Major Mark Adkin spent many years as an infantry officer in the British Army seeing active service in Malaya and Aden. This was followed by a career as an administrative officer in the Colonial Service in the Solomon Islands and Gilbert Islands (now Kirbati) in the Pacific where he was a District Officer and later Secretary to a minister. The next five years was in uniform again as a contract officer with the Barbados Defence Force and as an internal security planner for several Caribbean islands.
The event that triggered Mark’s third career as a military historian and author was his participation in the American invasion of Grenada in 1983. This prompted him to write his first book – Urgent Fury, an account of the invasion as he saw it. Since then he has had another eleven military history books published by Pen and Sword, HarperCollins and Aurum Press. These include The Last Eleven? (VC winners since World War, Goose Green (the Falkland’s battle), The Quiet Operator with John Simpson (about a Special Operations Executive wireless operator in World War 2), Prisoner of the Turnip Heads with George Wright-Nooth (experiences in a Japanese prison camp in Hong Kong) and The Charge (the Light Brigade’s charge at Balaklava.) In partnership with Brigadier Mohammad Yousaf, a former head of the Parkistan secret intellignence service (ISI), The Bear Trap was published in 1992 telling the story of the brigadier’s role as de facto commander-in-chief of the Mujahideen in their fight against the Soviets in Afghanistan. It was republished in 2001 and 2007 under the title The Battle for Afghanistan as the subject remains relevant today.
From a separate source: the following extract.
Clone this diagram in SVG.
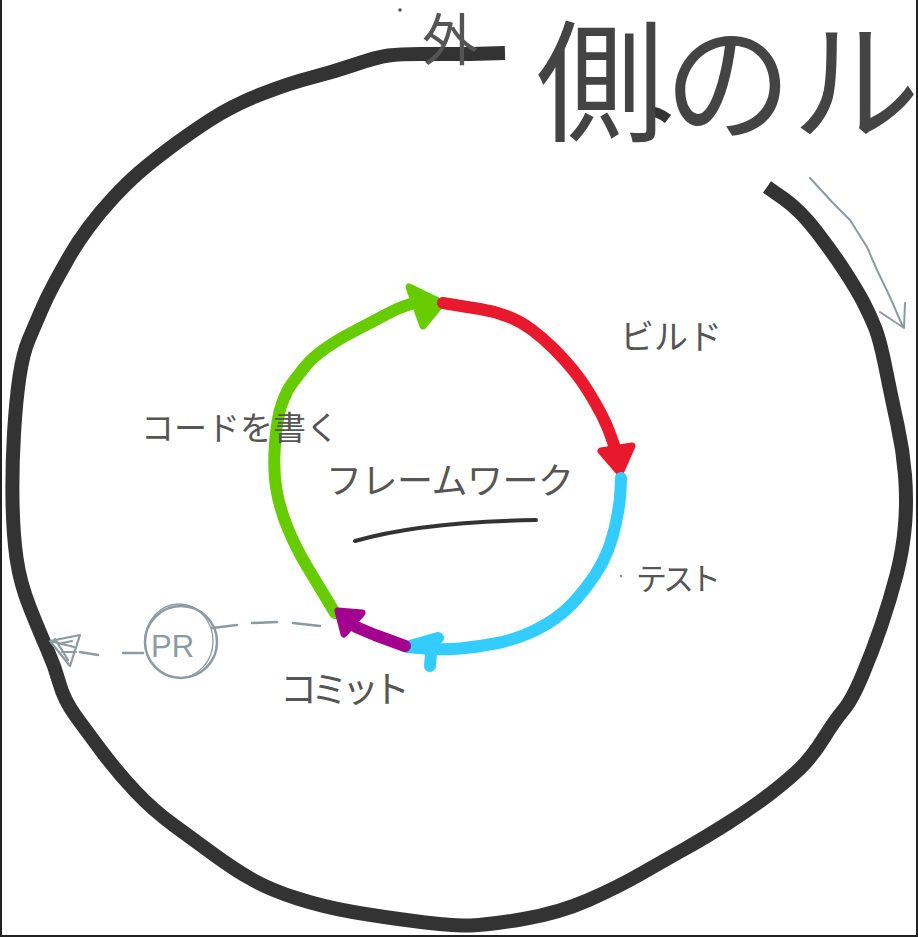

However, his most popular books have been his ‘Companion‘ series. These include The Sharpe Companion, The Sharpe Companion – His Early Life and the Waterloo, Trafalgar and, most recently, The Gettysburg Companion about which the Supervising Historian at the Gettysburg National Military Park wrote – ‘This is the Gettysburg book that students and aficionados of the battle have dreamed about … [it] is quite simply an absolute gem.‘ He is currently working on a Western Front Companion.
Mark is a Fellow of the International Napoleonic Society, a member of the Royal United Services Institute and lectures on the charge of the Light Brigade and some aspects of the Battle of Waterloo.